I have a hard time with him also sacrificing his own son but mainly want your thoughts on God in the story of Moses.

I am tempted to ask the next Preacher I meet but would appreciate what Christians and Jewish people are taught about God's actions.

Answer Question

Asked by Anonymous at 5:59 PM on Aug. 20, 2010 in Religious Debate

Answers (30)
  • i am not a bible scholar by any means, heck i've never even gotten through the whole thing :P But growing up as a Catholic i think we're mostly taught that God is a vengeful god and does 'mean' things in a righteous way... does that make sense? Like in regards to the story of Moses, the Egyptians were "evil" for enslaving others so God punished them. I don't necessarily agree with any of these teachings because in MY mind God is not vengeful but i know lots of religions to teach u to fear God more then anything :-/

    Answer by DreainCO at 6:03 PM on Aug. 20, 2010

  • We do not questions God's actions. That would be presumptious. God is NOT vengeful as the "catholic" teach. The egyptians were not people of God, meaning they did not look to Him as their Lord. Because of this, they were not under His protection. What many people do not realize is God did not do "bad" stuff to others, it is mankind when they step out of His grace. Since the egyptians were open to the horrors that were inflicted on them, they were the ones at fault for being out of the spiritual protection of God. Their choice.

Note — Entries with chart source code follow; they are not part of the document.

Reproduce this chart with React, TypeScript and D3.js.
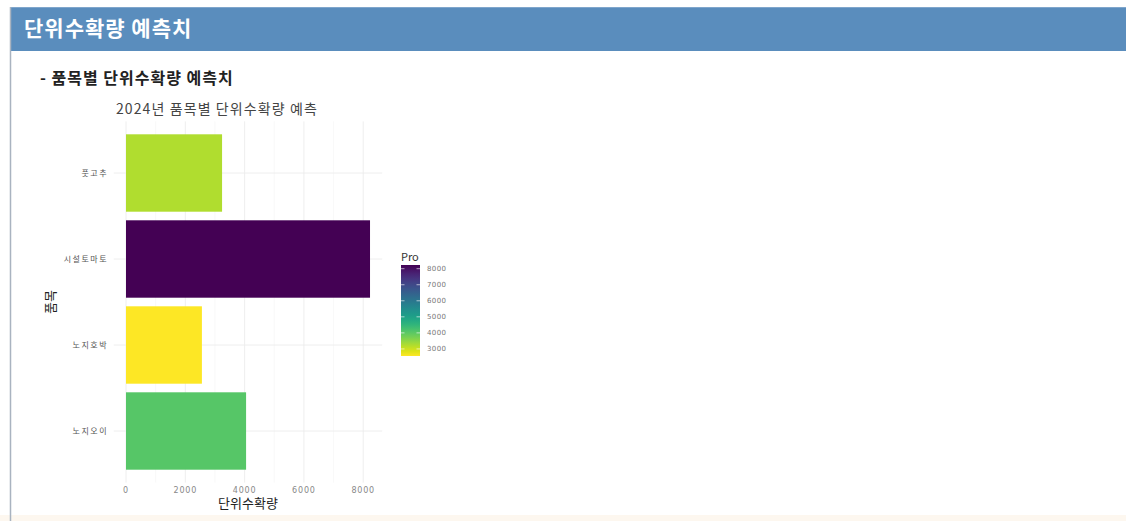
import React from "react";
import * as d3 from "d3";

const categories = ["풋고추", "시설토마토", "노지호박", "노지오이"];
const values = [3240, 8230, 2560, 4050];
const xTicks = [0, 2000, 4000, 6000, 8000];
const xMinorTicks = [1000, 3000, 5000, 7000];
const legendTicks = [3000, 4000, 5000, 6000, 7000, 8000];

const W = 1126;
const H = 521;
const KR = "'Noto Sans CJK KR', 'Noto Sans', sans-serif";

export default function App() {
  const maxV = d3.max(values) as number;
  const minV = d3.min(values) as number;
  const x = d3.scaleLinear().domain([0, 8000]).range([126, 363.2]);
  const panelL = x(-0.05 * maxV);
  const panelR = x(1.05 * maxV);
  const y = d3
    .scaleBand<string>()
    .domain(categories)
    .range([121.4, 482.6])
    .paddingInner(0.1)
    .paddingOuter(0.15);
  const color = d3
    .scaleSequential((t: number) => d3.interpolateViridis(1 - t))
    .domain([minV, maxV]);
  const ly = d3.scaleLinear().domain([minV, maxV]).range([356, 265]);
  const stops = d3.range(0, 1.0001, 0.05);

  return (
    <div style={{ position: "absolute", left: 0, top: 0 }}>
      <svg width={W} height={H} style={{ display: "block", background: "#fff" }}>
        <defs>
          <linearGradient id="lg" x1="0" y1="1" x2="0" y2="0">
            {stops.map((s) => (
              <stop key={s} offset={s} stopColor={color(minV + s * (maxV - minV))} />
            ))}
          </linearGradient>
        </defs>
        <rect x={0} y={0} width={W} height={H} fill="#ffffff" />
        <rect x={0} y={515} width={W} height={6} fill="#fdf7ef" />
        {/* header */}
        <rect x={11} y={7} width={W - 11} height={44} fill="#5a8dbd" />
        <line x1={11} x2={W} y1={7.5} y2={7.5} stroke="#7fa6cc" />
        <line x1={10.5} x2={10.5} y1={7} y2={H} stroke="#a9b3c0" strokeWidth={1.5} />
        <text x={24} y={36} fill="#fff" fontFamily={KR} fontWeight="bold" fontSize={21} letterSpacing={1}>
          단위수확량 예측치
        </text>
        <text x={40} y={84} fill="#222" fontFamily={KR} fontWeight="bold" fontSize={16} letterSpacing={1}>
          - 품목별 단위수확량 예측치
        </text>
        <text x={116} y={114} fill="#444" fontFamily={KR} fontSize={14} letterSpacing={1.1}>
          2024년 품목별 단위수확량 예측
        </text>
        {/* grid */}
        {xMinorTicks.map((t) => (
          <line key={"m" + t} x1={x(t)} x2={x(t)} y1={121.4} y2={482.6} stroke="#f4f4f4" strokeWidth={0.6} />
        ))}
        {xTicks.map((t) => (
          <line key={"g" + t} x1={x(t)} x2={x(t)} y1={121.4} y2={482.6} stroke="#ececec" strokeWidth={0.9} />
        ))}
        {categories.map((c) => (
          <line
            key={"h" + c}
            x1={panelL}
            x2={panelR}
            y1={(y(c) as number) + y.bandwidth() / 2}
            y2={(y(c) as number) + y.bandwidth() / 2}
            stroke="#ececec"
            strokeWidth={0.9}
          />
        ))}
        {/* bars */}
        {categories.map((c, i) => (
          <rect
            key={"b" + c}
            x={x(0)}
            y={y(c) as number}
            width={x(values[i]) - x(0)}
            height={y.bandwidth()}
            fill={color(values[i])}
          />
        ))}
        {/* y labels */}
        {categories.map((c) => (
          <text
            key={"yl" + c}
            x={108}
            y={(y(c) as number) + y.bandwidth() / 2}
            dy="0.35em"
            textAnchor="end"
            fill="#555"
            fontFamily={KR}
            fontSize={8}
            letterSpacing={1.5}
          >
            {c}
          </text>
        ))}
        {/* x labels */}
        {xTicks.map((t) => (
          <text
            key={"xl" + t}
            x={x(t)}
            y={490}
            dy="0.35em"
            textAnchor="middle"
            fill="#888"
            fontFamily="'DejaVu Sans', sans-serif"
            fontSize={8}
            letterSpacing={0.8}
          >
            {t}
          </text>
        ))}
        <text x={(panelL + panelR) / 2} y={508} textAnchor="middle" fill="#222" fontFamily={KR} fontSize={13}>
          단위수확량
        </text>
        <text
          transform={`translate(55, ${(121.4 + 482.6) / 2}) rotate(-90)`}
          textAnchor="middle"
          fill="#222"
          fontFamily={KR}
          fontSize={13}
        >
          품목
        </text>
        {/* legend */}
        <text x={401} y={261} fill="#333" fontFamily={KR} fontSize={11}>
          Pro
        </text>
        <rect x={401} y={265} width={19} height={91} fill="url(#lg)" />
        {legendTicks.map((t) => (
          <g key={"lt" + t}>
            <line x1={401} x2={404.5} y1={ly(t)} y2={ly(t)} stroke="#fff" strokeWidth={0.6} />
            <line x1={416.5} x2={420} y1={ly(t)} y2={ly(t)} stroke="#fff" strokeWidth={0.6} />
            <text
              x={427}
              y={ly(t)}
              dy="0.35em"
              fill="#777"
              fontFamily="'DejaVu Sans', sans-serif"
              fontSize={7}
              letterSpacing={0.4}
            >
              {t}
            </text>
          </g>
        ))}
      </svg>
    </div>
  );
}
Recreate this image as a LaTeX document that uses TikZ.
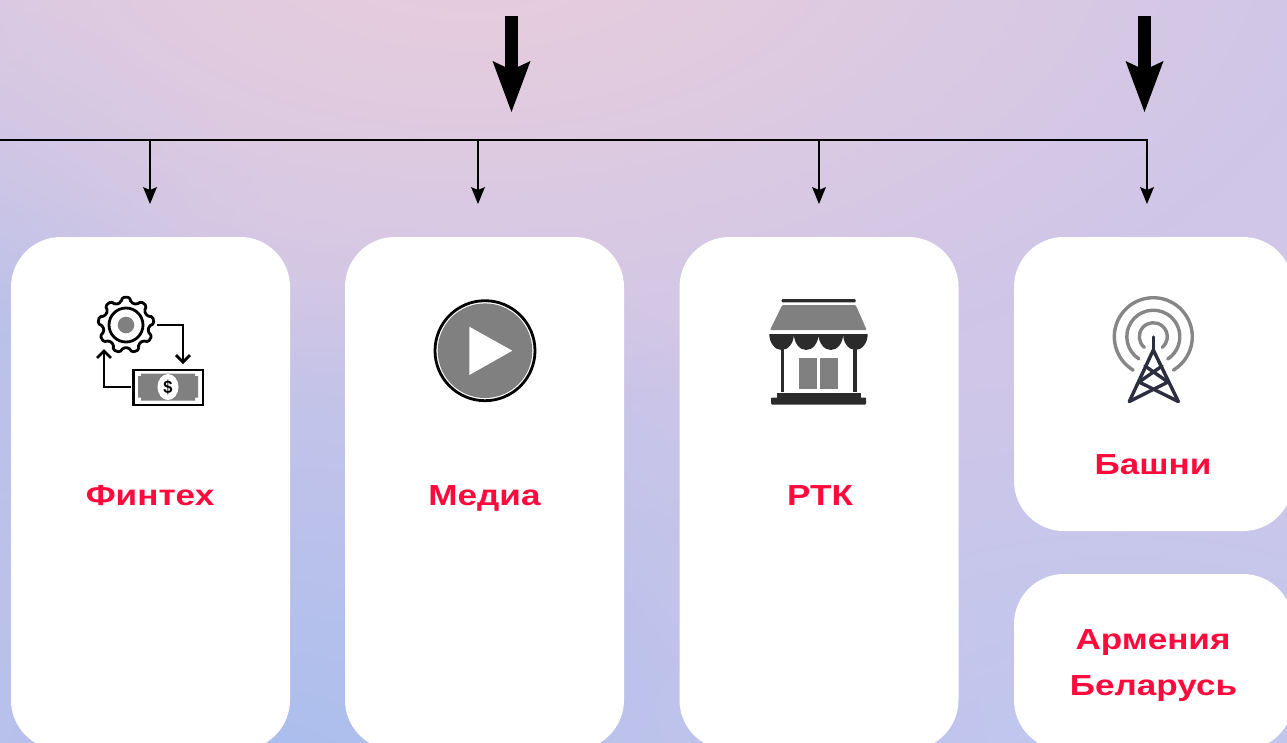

    Answer by MaryWolfe at 6:09 PM on Aug. 20, 2010

  • I think it would be a good question for you to ask an open-minded preacher about. This is my take on it, I'm not trying to preach to anyone lol. At that time, people were worshipping the Pharoah as an idle and forgetting about God. The Pharoah was letting his power get to his head, and thought that he was above God. God gave the Pharoah fair warning, and he did not heed it, so God did what He felt was necessary. God loves us enough to sacrifice His son for us because Jesus is our savior. Through Him, we receive forgiveness for our sins. Jesus only died in human form, but His spirit lives on forever in the Kingdom of Heaven. It all teaches a really humbling lesson. To put God before everything and you will be blessed. As for the taking of lives in order to save lives, I look at it as spilling the blood of the evil to save the blood of the innocent.

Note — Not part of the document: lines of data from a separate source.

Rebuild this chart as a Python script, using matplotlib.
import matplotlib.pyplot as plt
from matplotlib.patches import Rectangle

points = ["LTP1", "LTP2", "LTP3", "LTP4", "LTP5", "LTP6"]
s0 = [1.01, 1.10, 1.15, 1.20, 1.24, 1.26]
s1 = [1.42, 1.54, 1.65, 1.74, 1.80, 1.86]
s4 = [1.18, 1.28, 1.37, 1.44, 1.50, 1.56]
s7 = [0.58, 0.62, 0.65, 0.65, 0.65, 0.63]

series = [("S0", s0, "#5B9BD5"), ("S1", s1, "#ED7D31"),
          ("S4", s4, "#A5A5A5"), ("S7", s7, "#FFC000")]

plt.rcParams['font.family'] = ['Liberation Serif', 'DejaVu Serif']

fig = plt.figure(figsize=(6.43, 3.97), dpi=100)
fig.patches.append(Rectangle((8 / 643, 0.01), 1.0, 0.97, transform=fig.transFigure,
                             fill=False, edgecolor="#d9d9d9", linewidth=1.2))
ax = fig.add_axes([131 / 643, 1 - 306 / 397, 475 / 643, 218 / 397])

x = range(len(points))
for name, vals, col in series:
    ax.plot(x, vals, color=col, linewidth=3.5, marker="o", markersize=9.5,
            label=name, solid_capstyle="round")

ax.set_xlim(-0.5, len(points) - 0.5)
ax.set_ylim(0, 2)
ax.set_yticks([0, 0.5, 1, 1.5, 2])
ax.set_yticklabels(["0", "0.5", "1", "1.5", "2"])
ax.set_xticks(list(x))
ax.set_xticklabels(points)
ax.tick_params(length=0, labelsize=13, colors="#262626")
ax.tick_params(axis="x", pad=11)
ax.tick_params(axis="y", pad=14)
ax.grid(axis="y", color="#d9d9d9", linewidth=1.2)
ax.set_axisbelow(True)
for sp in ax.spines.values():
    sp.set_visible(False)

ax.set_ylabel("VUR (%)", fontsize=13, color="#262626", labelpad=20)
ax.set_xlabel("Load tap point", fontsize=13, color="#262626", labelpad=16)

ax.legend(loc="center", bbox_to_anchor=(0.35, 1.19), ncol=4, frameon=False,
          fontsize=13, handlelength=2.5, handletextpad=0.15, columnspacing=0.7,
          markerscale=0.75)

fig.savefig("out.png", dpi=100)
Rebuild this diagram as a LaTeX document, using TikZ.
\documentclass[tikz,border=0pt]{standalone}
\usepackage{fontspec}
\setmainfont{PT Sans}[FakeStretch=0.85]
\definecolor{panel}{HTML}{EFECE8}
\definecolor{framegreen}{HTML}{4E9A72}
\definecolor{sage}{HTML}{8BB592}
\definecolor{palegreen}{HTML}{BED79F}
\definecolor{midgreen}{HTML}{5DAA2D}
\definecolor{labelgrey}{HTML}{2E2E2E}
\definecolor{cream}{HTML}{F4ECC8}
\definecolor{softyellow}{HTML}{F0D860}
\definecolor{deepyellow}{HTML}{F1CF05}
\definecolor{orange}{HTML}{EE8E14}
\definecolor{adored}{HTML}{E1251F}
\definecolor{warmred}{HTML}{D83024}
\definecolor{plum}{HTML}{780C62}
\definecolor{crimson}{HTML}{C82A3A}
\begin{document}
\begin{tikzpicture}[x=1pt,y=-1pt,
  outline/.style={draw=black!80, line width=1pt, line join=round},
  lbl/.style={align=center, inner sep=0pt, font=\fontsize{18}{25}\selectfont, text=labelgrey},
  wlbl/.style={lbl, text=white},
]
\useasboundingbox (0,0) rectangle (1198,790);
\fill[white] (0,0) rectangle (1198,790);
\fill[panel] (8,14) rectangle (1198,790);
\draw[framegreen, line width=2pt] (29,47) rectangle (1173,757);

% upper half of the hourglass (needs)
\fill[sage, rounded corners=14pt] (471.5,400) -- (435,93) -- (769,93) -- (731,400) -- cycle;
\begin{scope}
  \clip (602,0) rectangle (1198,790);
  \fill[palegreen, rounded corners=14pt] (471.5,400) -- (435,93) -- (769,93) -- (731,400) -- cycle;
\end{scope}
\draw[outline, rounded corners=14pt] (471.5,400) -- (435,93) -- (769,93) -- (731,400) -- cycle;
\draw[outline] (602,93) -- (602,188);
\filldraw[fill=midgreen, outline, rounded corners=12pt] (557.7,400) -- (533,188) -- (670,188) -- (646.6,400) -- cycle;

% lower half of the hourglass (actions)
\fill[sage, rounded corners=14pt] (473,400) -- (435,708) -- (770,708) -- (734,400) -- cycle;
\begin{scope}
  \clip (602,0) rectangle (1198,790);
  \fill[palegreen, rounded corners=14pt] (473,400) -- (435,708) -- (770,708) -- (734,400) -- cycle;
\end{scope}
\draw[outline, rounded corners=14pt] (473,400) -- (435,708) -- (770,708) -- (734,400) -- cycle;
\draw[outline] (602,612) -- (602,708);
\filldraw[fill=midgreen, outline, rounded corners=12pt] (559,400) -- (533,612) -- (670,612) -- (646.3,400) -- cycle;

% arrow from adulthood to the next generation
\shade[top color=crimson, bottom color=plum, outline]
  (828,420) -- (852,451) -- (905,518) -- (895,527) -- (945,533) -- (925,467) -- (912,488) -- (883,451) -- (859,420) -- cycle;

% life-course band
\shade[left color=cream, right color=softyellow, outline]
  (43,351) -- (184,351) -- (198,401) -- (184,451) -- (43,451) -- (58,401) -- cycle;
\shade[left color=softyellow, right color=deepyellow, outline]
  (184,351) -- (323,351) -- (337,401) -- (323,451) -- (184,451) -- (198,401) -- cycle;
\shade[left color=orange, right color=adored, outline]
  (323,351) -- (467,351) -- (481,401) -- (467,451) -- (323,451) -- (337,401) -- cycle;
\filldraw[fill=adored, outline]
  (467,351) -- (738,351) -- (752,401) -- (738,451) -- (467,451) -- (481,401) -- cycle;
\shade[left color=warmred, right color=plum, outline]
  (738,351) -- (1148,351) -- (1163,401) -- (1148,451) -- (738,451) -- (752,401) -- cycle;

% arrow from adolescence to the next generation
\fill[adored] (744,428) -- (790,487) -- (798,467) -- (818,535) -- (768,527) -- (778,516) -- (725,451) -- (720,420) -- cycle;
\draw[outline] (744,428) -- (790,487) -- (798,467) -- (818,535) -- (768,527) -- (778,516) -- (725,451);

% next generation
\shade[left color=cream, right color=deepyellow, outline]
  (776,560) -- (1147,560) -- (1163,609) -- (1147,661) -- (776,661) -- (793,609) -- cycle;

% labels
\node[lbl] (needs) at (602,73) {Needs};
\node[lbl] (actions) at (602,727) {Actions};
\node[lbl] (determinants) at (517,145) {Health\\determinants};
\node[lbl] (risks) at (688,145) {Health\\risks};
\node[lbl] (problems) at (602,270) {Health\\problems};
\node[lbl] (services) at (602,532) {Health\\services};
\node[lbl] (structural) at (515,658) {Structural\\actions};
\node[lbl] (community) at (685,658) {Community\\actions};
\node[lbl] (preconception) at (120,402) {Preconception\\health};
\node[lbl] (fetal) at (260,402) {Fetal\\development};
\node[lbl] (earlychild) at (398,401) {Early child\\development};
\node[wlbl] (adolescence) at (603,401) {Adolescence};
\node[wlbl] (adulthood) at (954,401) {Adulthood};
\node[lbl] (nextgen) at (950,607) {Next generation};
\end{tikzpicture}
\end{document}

    Answer by nicolemstacy at 6:10 PM on Aug. 20, 2010

  • Very good answers ladies and also helpful. I still have a hard time as I would think and want God to love all people no matter what race or religion they were. As well as non-believers. Not being under his spiritual protection (thanks Mary) makes sense too. I personally am very conflicted with God and the bible and want to get over my "issues" before giving myself to have faith in him and the church.

    Comment by Anonymous (original poster) at 6:21 PM on Aug. 20, 2010

  • Honestly I don't think he would. I know many many things in the bible are mistranslated. I believe god is loving, and kind. Not vengeful. I think that in translation there were some added over dramatizations that were added to scare the masses into conversion. It may have worked then, but now it causes many to second guess god and the bible. IMO

    Answer by hot-mama86 at 6:22 PM on Aug. 20, 2010

  • It says right in  he bible that God hardened Pharaoh's heart- so the man couldn't let the people go even if he wanted to. It's like he took away his free will and used him to prove how great and powerful he is. IMO, there is nothing loving and kind about the God of the bible- but people see what they want I guess.

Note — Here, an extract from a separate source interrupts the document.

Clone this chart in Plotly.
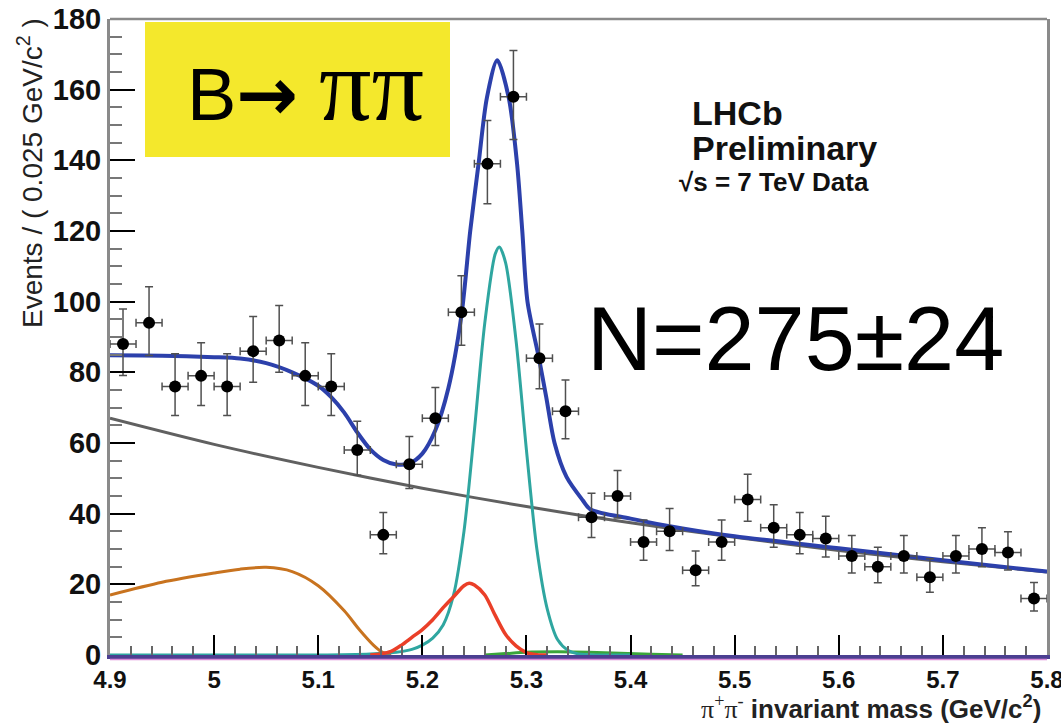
import numpy as np
import plotly.graph_objects as go

# ---------------- data ----------------
bin_centers = [4.9125, 4.9375, 4.9625, 4.9875, 5.0125, 5.0375, 5.0625, 5.0875, 5.1125,
               5.1375, 5.1625, 5.1875, 5.2125, 5.2375, 5.2625, 5.2875, 5.3125, 5.3375,
               5.3625, 5.3875, 5.4125, 5.4375, 5.4625, 5.4875, 5.5125, 5.5375, 5.5625,
               5.5875, 5.6125, 5.6375, 5.6625, 5.6875, 5.7125, 5.7375, 5.7625, 5.7875]
counts = [88, 94, 76, 79, 76, 86, 89, 79, 76, 58, 34, 54, 67, 97, 139, 158, 84, 69,
          39, 45, 32, 35, 24, 32, 44, 36, 34, 33, 28, 25, 28, 22, 28, 30, 29, 16]
half_bin = 0.0125

total_x = [4.9, 4.95, 5.0, 5.025, 5.05, 5.075, 5.1, 5.1125, 5.125, 5.1375, 5.15, 5.1625,
           5.175, 5.1875, 5.2, 5.2125, 5.225, 5.2375, 5.246, 5.254, 5.262, 5.272, 5.283,
           5.291, 5.296, 5.301, 5.312, 5.319, 5.327, 5.3385, 5.354, 5.3615, 5.4, 5.45,
           5.5, 5.6, 5.7, 5.8]
total_y = [84.8, 84.7, 84.3, 83.9, 82.6, 80.0, 76.2, 73.0, 68.6, 63.0, 58.2, 55.2,
           53.9, 54.2, 57.0, 63.6, 75.5, 96.0, 120.0, 139.0, 157.7, 168.3, 157.7,
           139.0, 120.0, 100.0, 84.0, 73.0, 60.0, 50.4, 43.8, 41.2, 38.6, 35.8,
           33.6, 30.2, 26.8, 23.6]

comb_x = [4.9, 5.0, 5.1, 5.2, 5.3, 5.4, 5.5, 5.6, 5.7, 5.8]
comb_y = [67.0, 59.6, 53.1, 47.2, 42.0, 37.4, 33.3, 29.6, 26.4, 23.5]

sig_x = [4.9, 5.1, 5.15, 5.175, 5.19, 5.2, 5.21, 5.22, 5.23, 5.24, 5.25, 5.26, 5.27,
         5.274, 5.28, 5.29, 5.30, 5.31, 5.32, 5.33, 5.34, 5.35, 5.37, 5.4]
sig_y = [0, 0, 0.3, 0.8, 1.6, 2.8, 4.8, 8.5, 17, 35, 63.5, 94, 113.5,
         115.5, 111, 89, 58, 30, 13, 4.3, 1.3, 0.3, 0, 0]

kpi_x = [5.15, 5.16, 5.17, 5.18, 5.19, 5.20, 5.21, 5.22, 5.23, 5.24, 5.245, 5.25,
         5.26, 5.27, 5.28, 5.29, 5.30, 5.31, 5.32]
kpi_y = [0, 0.3, 1.0, 2.8, 5.0, 7.2, 10.0, 13.4, 16.5, 19.6, 20.3, 19.8,
         17.0, 11.2, 5.8, 2.6, 0.7, 0.1, 0]

part_x = [4.9, 4.95, 5.0, 5.025, 5.05, 5.075, 5.1, 5.125, 5.14, 5.153, 5.161, 5.17]
part_y = [17.0, 20.6, 23.2, 24.3, 24.8, 23.6, 19.6, 12.5, 7.0, 2.8, 0.9, 0]

green_x = [5.26, 5.28, 5.30, 5.33, 5.36, 5.39, 5.42, 5.45]
green_y = [0, 0.4, 0.8, 0.9, 0.8, 0.5, 0.2, 0]

x_ticks = [4.9, 5.0, 5.1, 5.2, 5.3, 5.4, 5.5, 5.6, 5.7, 5.8]
x_ticklabels = ["4.9", "5", "5.1", "5.2", "5.3", "5.4", "5.5", "5.6", "5.7", "5.8"]
y_ticks = [0, 20, 40, 60, 80, 100, 120, 140, 160, 180]

# Poisson-style asymmetric errors derived from counts
cnt = np.array(counts, dtype=float)
err_hi = np.sqrt(cnt + 0.25) + 0.5
err_lo = np.sqrt(cnt + 0.25) - 0.5

# ---------------- figure ----------------
fig = go.Figure()

def curve(x, y, color, width):
    fig.add_trace(go.Scatter(x=x, y=y, mode="lines",
                             line=dict(color=color, width=width, shape="spline", smoothing=0.8),
                             hoverinfo="skip", showlegend=False))

curve(comb_x, comb_y, "#606060", 3)
curve(part_x, part_y, "#c8731f", 3)
curve(green_x, green_y, "#3aa53a", 3)
curve(sig_x, sig_y, "#2fa6a0", 3)
curve(kpi_x, kpi_y, "#ea3f28", 3.5)
curve(total_x, total_y, "#2c40ab", 4)

fig.add_trace(go.Scatter(
    x=bin_centers, y=counts, mode="markers",
    marker=dict(color="black", size=12),
    error_x=dict(type="constant", value=half_bin, color="#505050", thickness=1.5, width=4),
    error_y=dict(type="data", array=err_hi, arrayminus=err_lo, symmetric=False,
                 color="#505050", thickness=1.5, width=4),
    showlegend=False, hoverinfo="skip"))

L, R, T, B = 110, 1047, 19, 655
W, H = R - L, B - T

def px(x):
    return (x - L) / W

def py(y):
    return (B - y) / H

fig.update_layout(
    width=1061, height=725,
    margin=dict(l=L, r=1061 - R, t=T, b=725 - B, autoexpand=False),
    paper_bgcolor="white", plot_bgcolor="white",
    font=dict(family="Liberation Sans", color="black"),
    xaxis=dict(range=[4.9, 5.8], tickmode="array", tickvals=x_ticks, ticktext=x_ticklabels,
               ticks="inside", ticklen=20, tickwidth=2, tickcolor="black",
               ticklabeloverflow="allow", automargin=False,
               minor=dict(dtick=0.02, ticks="inside", ticklen=9, tickwidth=1.5, tickcolor="#666"),
               showgrid=False, zeroline=False, showline=True, linecolor="#4b3f91", linewidth=4,
               tickfont=dict(family="Liberation Sans", size=24, weight="bold", color="#111")),
    yaxis=dict(range=[0, 180], tickmode="array", tickvals=y_ticks,
               ticks="inside", ticklen=25, tickwidth=2, tickcolor="black", automargin=False,
               minor=dict(dtick=5, ticks="inside", ticklen=12, tickwidth=1.5, tickcolor="#777"),
               showgrid=False, zeroline=False, showline=True, linecolor="#8a8a8a", linewidth=3,
               mirror=True,
               tickfont=dict(family="Liberation Sans", size=29, weight="bold", color="#111")),
    shapes=[
        dict(type="line", xref="paper", yref="paper", x0=0, x1=1, y0=1, y1=1,
             line=dict(color="#8a8a8a", width=2.5)),
        dict(type="line", xref="paper", yref="paper", x0=0, x1=1, y0=py(659.5), y1=py(659.5),
             line=dict(color="#d98ad6", width=1.5)),
        dict(type="rect", xref="paper", yref="paper", x0=px(145), x1=px(450),
             y0=py(157), y1=py(22), fillcolor="#f4e82c", line=dict(width=0), layer="below"),
    ],
    annotations=[
        dict(x=px(185), y=py(84), xref="paper", yref="paper", xanchor="left", yanchor="middle",
             showarrow=False,
             text="B<span style='font-family:DejaVu Sans;font-weight:bold'>→</span> "
                  "<span style='font-family:Liberation Serif;font-size:104px'>ππ</span>",
             font=dict(family="Liberation Sans", size=74, color="black")),
        dict(x=px(690), y=py(113), xref="paper", yref="paper", xanchor="left", yanchor="middle",
             showarrow=False, text="LHCb",
             font=dict(family="Liberation Sans", size=34, weight="bold", color="#111")),
        dict(x=px(690), y=py(148), xref="paper", yref="paper", xanchor="left", yanchor="middle",
             showarrow=False, text="Preliminary",
             font=dict(family="Liberation Sans", size=34, weight="bold", color="#111")),
        dict(x=px(677), y=py(182), xref="paper", yref="paper", xanchor="left", yanchor="middle",
             showarrow=False, text="√s = 7 TeV Data",
             font=dict(family="Liberation Sans", size=26, weight="bold", color="#111")),
        dict(x=px(585), y=py(339), xref="paper", yref="paper", xanchor="left", yanchor="middle",
             showarrow=False, text="N=275±24",
             font=dict(family="Liberation Sans", size=90, color="black")),
        dict(x=px(1043), y=py(707), xref="paper", yref="paper", xanchor="right", yanchor="middle",
             showarrow=False,
             text="<span style='font-family:Liberation Serif;font-weight:normal'>π<sup>+</sup>π<sup>-</sup></span> invariant mass (GeV/c<sup>2</sup>)",
             font=dict(family="Liberation Sans", size=26, weight="bold", color="#222")),
        dict(x=px(30), y=py(16), xref="paper", yref="paper", xanchor="center", yanchor="top",
             showarrow=False, textangle=-90,
             text="Events / ( 0.025 GeV/c<sup>2</sup> )",
             font=dict(family="Liberation Sans", size=28, color="#222")),
    ],
)

fig.write_html("out.html")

    Answer by IhartU at 6:26 PM on Aug. 20, 2010

  • Okay, first off, I'm not Christian... However, I have actually done some research on this story, and believe it or not there have been remains from a high number of Chariots found in the bottom of the Red Sea... Although at this point the wood is gone and nature has taken over, so they can't be raised and dated. We don't know if these are actually the remains from this story, but with the high number of Chariots in one area shows that something happened to destroy them there - and from what has been found everything is Egyptian which leads to the belief that they were chasing after or running from something or someone as apposed to fighting with someone...

    For me, it's not hard to understand why this God would choose to take the lives of another people in order to preserve the lives of his people. That's what war is all about, and from where he sat, this was war...

    Answer by SabrinaMBowen at 6:27 PM on Aug. 20, 2010

  • Ihart, that's my problem too. He hardened Pharaoh's heart and took away his ability to make the right decision, though I doubt he would - unless the plagues were really that effective.
    I want to believe God is loving and kind and I want to go to church but am having such an issue with the translation of the bible. I think as hotmama said I am second guessing it all.

    Comment by Anonymous (original poster) at 6:31 PM on Aug. 20, 2010

  • Now, that said, I don't believe God (any God) is all knowing or all loving or perfect. In fact I see the Gods as flawed individuals, and believe there is more than enough proof throughout the Bible to prove that the God represented there is in many ways jealous and selfish... So why would he have an issue killing other people to save his own? I don't think he would at all. Many Gods have stepped in when need be to protect their people. However, all myths, Christian or not, are based partly in reality and partly in faith. Those that wrote these stories weren't there, they don't have an eye witness account to give us, simply what they have been told. Looking for pure fact in myth is like trusting a fourth hand rumor and expecting to find pure fact... It just doesn't work that way.

    Answer by SabrinaMBowen at 6:33 PM on Aug. 20, 2010

  • I also suggest looking into buying a Study-Bible if you haven't already. There are footnotes that give excellent explanations to everything. I used to question everything as well before I talked to people that are really knowledgable about the Bible and other religions as well. Everything started to make sense for me and that is how I found my path. Everyone is different though, I hope that you find answers to your questions that put your mind and heart at ease.